In one exemplary embodiment, Mn and Bi, as well as Co and/or Fe, are sputtered and deposited on a substrate, as shown by blocks 171-174 of FIG. 15. The material is then annealed and cooled to room temperature, thereby providing a magnetic film as shown by blocks 175-177.

In another exemplary embodiment, Mn and Bi, as well as Co and/or Fe, are mixed and pressed to form a green body, as shown by blocks 201-204 of FIG. 16. The green body is then evaporated via electron beam evaporation and deposited on a substrate, thereby forming a deposited film, as shown by blocks 205 and 206. The deposited film is then annealed and cooled to room temperature, thereby providing a magnetic film of Mn—Bi—Co or Mn—Bi—Co—Fe, as shown by blocks 207-209.

In yet another exemplary embodiment, Mn and Bi, as well as Co and/or Fe, are evaporated using a pulsed laser and deposited on a substrate, as shown by blocks 221 and 222. The material is then annealed and cooled to room temperature, thereby providing a magnetic film, as shown by blocks 223-225.

In one exemplary embodiment, particles of Mn and Bi, as well as Co and/or Fe, are mixed and pressed to form a green body, as shown by blocks 251-252 of FIG. 18. The green body is then inserted into a glass tube, which is evacuated, and the material is annealed, as shown by block 253. The sintered body is then milled to form particles under reduction atmosphere, thereby providing magnetic particles, as shown by blocks 254 and 255.

The techniques described above for forming metallic magnets are exemplary, and other techniques may be used in other embodiments.

The magnetic material described herein may be used in a variety of applications.
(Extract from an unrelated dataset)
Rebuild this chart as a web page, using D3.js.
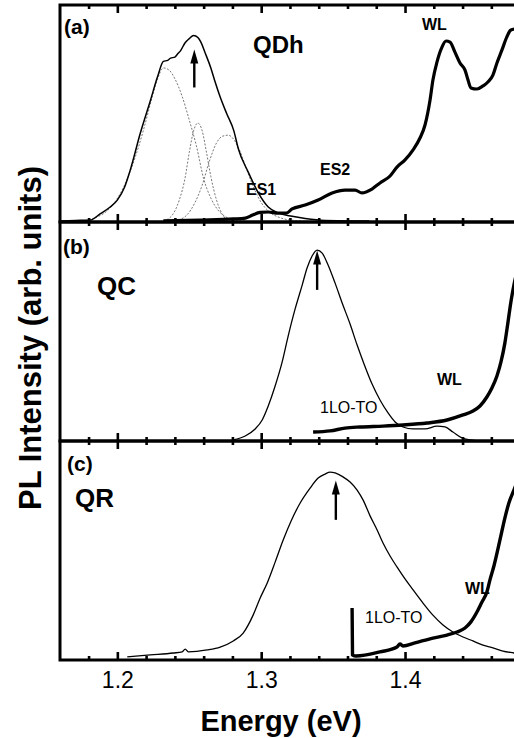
<!DOCTYPE html>
<html>
<head>
<meta charset="utf-8">
<script src="https://cdn.jsdelivr.net/npm/d3@7"></script>
<style>
  body { margin: 0; background: #fff; }
  svg { display: block; font-family: "Liberation Sans", Arial, sans-serif; }
</style>
</head>
<body>
<div class="chart"></div>
<script>
// tick values on the energy axis
var majorTicks = [1.2, 1.3, 1.4];
var minorTicks = [1.18, 1.22, 1.24, 1.26, 1.28, 1.32, 1.34, 1.36, 1.38, 1.42, 1.44, 1.46];

// (a) QDh : [energy (eV), intensity (arb.)]
var qdhPL = [[1.161,0.5],[1.171,0.7],[1.181,0.9],[1.188,3.7],[1.195,6.9],[1.2,10.1],[1.205,16],[1.209,24],
  [1.216,41],[1.223,56],[1.228,67],[1.232,74],[1.235,74.5],[1.237,75.5],[1.240,76],[1.242,77.5],[1.244,79],
  [1.247,82.5],[1.250,84.5],[1.253,86],[1.256,85],[1.258,83],[1.261,78],[1.265,71],[1.268,64.5],
  [1.2715,57.6],[1.276,50],[1.281,42],[1.284,34],[1.291,23],[1.298,13.4],[1.3049,6.9],[1.3118,4.2],
  [1.3215,2.6],[1.3306,1.6],[1.3444,0.7],[1.3618,0.5],[1.375,0.5]];
var qdhWL = [[1.232,0.5],[1.2576,0.9],[1.2806,1.4],[1.289,1.8],[1.294,3.2],[1.2993,4.4],[1.3049,4.6],
  [1.3118,4.1],[1.3174,4.1],[1.3215,6.0],[1.3306,7.8],[1.3396,10.1],[1.3493,13.4],[1.3583,14.7],
  [1.3653,14.7],[1.370,13.4],[1.377,15.2],[1.3826,18],[1.3896,21.2],[1.3944,25.3],[1.4,28.6],
  [1.4056,33.2],[1.4104,38.7],[1.4139,44.7],[1.4174,56.2],[1.4194,65.4],[1.4222,73.7],[1.4257,80.6],
  [1.4285,83.4],[1.4313,82.9],[1.4347,78.3],[1.4382,73.3],[1.4417,70],[1.4438,65.4],[1.4458,61.8],
  [1.45,61.3],[1.4542,62.7],[1.4576,64.5],[1.4611,67.7],[1.4639,73.3],[1.4674,79.3],[1.4708,85.3],
  [1.4736,88.5],[1.477,89]];
// gaussian fit components (dashed)
var qdhFit1 = [[1.175,0.5],[1.185,2],[1.195,6.5],[1.205,17],[1.212,29],[1.218,42],[1.224,57],[1.228,66],
  [1.232,71],[1.236,70],[1.240,66],[1.245,58],[1.250,47],[1.255,35],[1.260,20],[1.265,11],[1.270,5.5],
  [1.275,2.5],[1.282,0.8],[1.290,0.3]];
var qdhFit2 = [[1.232,0.5],[1.238,3],[1.243,10],[1.247,20],[1.250,32],[1.253,42],[1.256,45.6],[1.259,42],
  [1.262,32],[1.265,21],[1.269,10],[1.273,3.5],[1.278,0.5]];
var qdhFit3 = [[1.240,0.5],[1.248,3],[1.254,9],[1.259,17],[1.264,28],[1.269,36.5],[1.273,39.5],[1.277,40],
  [1.281,38],[1.285,33],[1.290,24],[1.295,15.5],[1.300,9],[1.306,4.5],[1.313,2],[1.322,0.8],[1.335,0.3]];

// (b) QC
var qcPL = [[1.2806,0.5],[1.2889,2.3],[1.2958,5.5],[1.3007,9.6],[1.3049,16],[1.3097,25.1],[1.3146,36.1],
  [1.3188,48],[1.3236,60.3],[1.3285,71.2],[1.3319,79],[1.3354,84.5],[1.3389,87.2],[1.3424,85.8],
  [1.3465,80.4],[1.3514,72.1],[1.3563,63],[1.3618,53.4],[1.3667,43.8],[1.3715,35.2],[1.3771,26],
  [1.3826,18.7],[1.3882,12.8],[1.3931,8.7],[1.3986,6.4],[1.4056,5.5],[1.4139,5.5],[1.4222,6.8],
  [1.4278,6.4],[1.4333,4.1],[1.4396,1.4],[1.4451,0.5],[1.452,0]];
var qcWL = [[1.3361,4.1],[1.3479,4.6],[1.3583,5.9],[1.3688,6.4],[1.3847,6.8],[1.3986,7.3],[1.4153,8.2],
  [1.4292,9.6],[1.4403,11.9],[1.4472,13.7],[1.4521,16],[1.4569,20.1],[1.4604,24.2],[1.4639,29.7],
  [1.4667,36.1],[1.4694,44.7],[1.4715,53.9],[1.4736,63.5],[1.4757,71.2],[1.4778,77.2]];

// (c) QR
var qrPL = [[1.2069,1.4],[1.2229,2.3],[1.2389,3.2],[1.2451,3.7],[1.2472,5.0],[1.2493,3.7],[1.2625,4.6],
  [1.2715,5.9],[1.2806,8.7],[1.2875,12.3],[1.2944,20.5],[1.2993,28.3],[1.3042,35.2],[1.3097,44.7],
  [1.3153,54.8],[1.3208,63.5],[1.3271,71.7],[1.3340,78.5],[1.3396,83.1],[1.3444,84.9],[1.3479,85.8],
  [1.3514,85.4],[1.3569,83.6],[1.3618,81.3],[1.3667,77.6],[1.3708,73.1],[1.3757,65.8],[1.3806,59.4],
  [1.3847,53.4],[1.3896,47.5],[1.3944,42.5],[1.4,37],[1.4056,32],[1.4125,26],[1.4194,20.5],
  [1.4264,16],[1.4333,12.8],[1.4403,10.5],[1.4472,8.7],[1.4542,6.8],[1.4611,5.5],[1.4681,4.1],
  [1.4757,3.2],[1.48,2.7]];
var qrWL = [[1.3632,23.7],[1.3635,2.3],[1.366,1.8],[1.3826,3.7],[1.3944,5.9],[1.3965,7.3],[1.3986,6.4],
  [1.4069,7.8],[1.4194,10],[1.4292,11.4],[1.4361,12.8],[1.4417,14.6],[1.4458,17.4],[1.45,21.9],
  [1.4535,26.5],[1.4569,31],[1.459,36.5],[1.4618,42.9],[1.4660,54.8],[1.4694,64.8],[1.4722,71.7],
  [1.4757,77.6],[1.4785,82.2]];

// peak arrows: energy, intensity of tail, intensity of tip
var arrowA = [1.2535, 62, 79.5];
var arrowB = [1.3389, 69, 87];
var arrowC = [1.3519, 64, 82];

var svgWidth = 514, svgHeight = 738;
var left = 60, right = 520;

var svg = d3.select(".chart").append("svg")
  .attr("width", svgWidth)
  .attr("height", svgHeight);

var x = d3.scaleLinear().domain([1.16, 1.48]).range([59.8, 520.1]);

var panels = [
  { top: 5, bottom: 222, series: [
      { d: qdhFit1, w: 0.8, dash: "2,1.6", c: "#555" },
      { d: qdhFit2, w: 0.8, dash: "2,1.6", c: "#555" },
      { d: qdhFit3, w: 0.8, dash: "2,1.6", c: "#555" },
      { d: qdhPL, w: 1.5 },
      { d: qdhWL, w: 3.2 }], arrow: arrowA },
  { top: 222, bottom: 441, series: [
      { d: qcPL, w: 1.3 },
      { d: qcWL, w: 3.4 }], arrow: arrowB },
  { top: 441, bottom: 660, series: [
      { d: qrPL, w: 1.3 },
      { d: qrWL, w: 3.4 }], arrow: arrowC }
];

var defs = svg.append("defs");

panels.forEach(function(p, i) {
  var y = d3.scaleLinear().domain([0, 100]).range([p.bottom, p.top]);
  var g = svg.append("g");

  defs.append("clipPath").attr("id", "clip" + i)
    .append("rect")
    .attr("x", left).attr("y", p.top)
    .attr("width", right - left).attr("height", p.bottom - p.top);

  var line = d3.line()
    .x(d => x(d[0]))
    .y(d => y(d[1]))
    .curve(d3.curveMonotoneX);

  var plot = g.append("g").attr("clip-path", "url(#clip" + i + ")");
  p.series.forEach(function(s) {
    plot.append("path")
      .attr("d", line(s.d))
      .attr("fill", "none")
      .attr("stroke", s.c || "#000")
      .attr("stroke-width", s.w)
      .attr("stroke-dasharray", s.dash || null)
      .attr("stroke-linejoin", "round");
  });

  // arrow marking the peak
  var ax = x(p.arrow[0]);
  g.append("line")
    .attr("x1", ax).attr("x2", ax)
    .attr("y1", y(p.arrow[1])).attr("y2", y(p.arrow[2]) + 10)
    .attr("stroke", "#000").attr("stroke-width", 2.4);
  g.append("path")
    .attr("d", d3.line()([[ax - 4, y(p.arrow[2]) + 14], [ax, y(p.arrow[2])], [ax + 4, y(p.arrow[2]) + 14]]) + "Z")
    .attr("fill", "#000");

  // inward ticks top and bottom
  var axes = [
    { a: d3.axisTop(x), at: p.top },
    { a: d3.axisBottom(x), at: p.bottom }
  ];
  axes.forEach(function(o) {
    var major = g.append("g").attr("transform", `translate(0,${o.at})`)
      .call(o.a.tickValues(majorTicks).tickSize(-8).tickFormat(""));
    major.select(".domain").remove();
    major.selectAll("line").attr("stroke-width", 2.6);
    var minor = g.append("g").attr("transform", `translate(0,${o.at})`)
      .call(o.a.tickValues(minorTicks).tickSize(-4).tickFormat(""));
    minor.select(".domain").remove();
    minor.selectAll("line").attr("stroke-width", 2.6);
  });

  g.append("rect")
    .attr("x", left).attr("y", p.top)
    .attr("width", right - left).attr("height", p.bottom - p.top)
    .attr("fill", "none").attr("stroke", "#000").attr("stroke-width", 3);

  // tick labels on the lowest panel only
  if (i === panels.length - 1) {
    var labels = svg.append("g").attr("transform", `translate(0,${p.bottom})`)
      .call(d3.axisBottom(x).tickValues(majorTicks).tickSize(0).tickPadding(12).tickFormat(d3.format(".1f")));
    labels.select(".domain").remove();
    labels.selectAll("text")
      .attr("font-size", "23px")
      .attr("font-family", "Liberation Sans, Arial, sans-serif")
      .attr("fill", "#000");
  }
});

// panel texts
function label(t, px, py, size, bold) {
  svg.append("text")
    .attr("x", px).attr("y", py)
    .attr("font-size", size + "px")
    .attr("font-weight", bold ? "bold" : "normal")
    .text(t);
}
label("(a)", 64, 34, 21, true);
label("QDh", 253, 53, 24, true);
label("WL", 422, 30, 16, true);
label("ES2", 320, 175, 16, true);
label("ES1", 246, 195, 16, true);

label("(b)", 63, 254, 21, true);
label("QC", 97, 295, 26, true);
label("WL", 437, 385, 16, true);
label("1LO-TO", 320, 413, 16, false);

label("(c)", 67, 471, 21, true);
label("QR", 75, 507, 26, true);
label("WL", 465, 594, 16, true);
label("1LO-TO", 365, 623, 16, false);

// axis titles
svg.append("text")
  .attr("x", 281).attr("y", 731)
  .attr("text-anchor", "middle")
  .attr("font-size", "29px")
  .attr("font-weight", "bold")
  .text("Energy (eV)");

svg.append("text")
  .attr("transform", "translate(41,338)rotate(-90)")
  .attr("text-anchor", "middle")
  .attr("font-size", "31px")
  .attr("font-weight", "bold")
  .text("PL Intensity (arb. units)");
</script>
</body>
</html>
As an example, the magnetic material may be used as an electrode for a perpendicular-anisotropy magnetic tunneling junction (p-MTJ) or a perpendicular-anisotropy magnetic random access memory (p-MRAM). The material of an electrode for a p-MTJ or p-MRAM may be (1) Mn—Bi, (2) Mn—Bi—X (where X is selected from the group including: Co, Fe, Pt, Cu, Au, Al, Ag, Se, Si, Ge, Ni, Ga, Zn, and In), (3) Mn—Bi—Co—Y (where Y is selected from the group including: Fe, Pt, Cu, Au, Al, Ag, Se, Si, Ge, Ni, Ga, Zn, In)/MgO/Mn—Bi—Co—Z (where Z is selected from the group including: Fe, Pt, Cu, Au, Al, Ag, Se, Si, Ge, Ni, Ga, Zn, In), or (4) Mn—Bi—Co-V (where V is selected from the group including: Fe, Pt, Cu, Au, Al, Ag, Se, Si, Ge, Ni, Ga, Zn, In). The material of a stack for a p-MTJ may be Mn—Bi—Co/MgO/Mn—Bi—Co/AFM (any Antiferromagnetic material), and a stack for a p-MTJ or MRAM may be Mn—Bi-U/MgO/Mn—Bi-U/AFM (where U is selected from the group including: Co, Fe, Pt, Cu, Au, Al, Ag, Se, Si, Ge, Ni, Ga, Zn, In). In other embodiments, yet other materials are possible

Claims

1. A magnetic alloy, comprising: manganese (12);bismuth (13); andcobalt (22),wherein a material phase of the alloy is metallic.

2. The metallic alloy of claim 1, wherein the metallic magnetic material is free of rare-earth metals

3. The metallic alloy of claim 1, further comprising iron.

4. The metallic alloy of claim 3, wherein the metallic alloy is free of rare-earth metals.

5. A method, comprising: forming a magnet having a material phase that is metallic,wherein the forming comprises alloying manganese (12), bismuth (13), and cobalt (22).

6. The method of claim 5, wherein the magnet is free of rare-earth metals.

7. The method of claim 5, wherein the forming further comprises alloying iron with the manganese, bismuth, and cobalt.

8. The method of claim 6, wherein the magnet is free of rare-earth metals.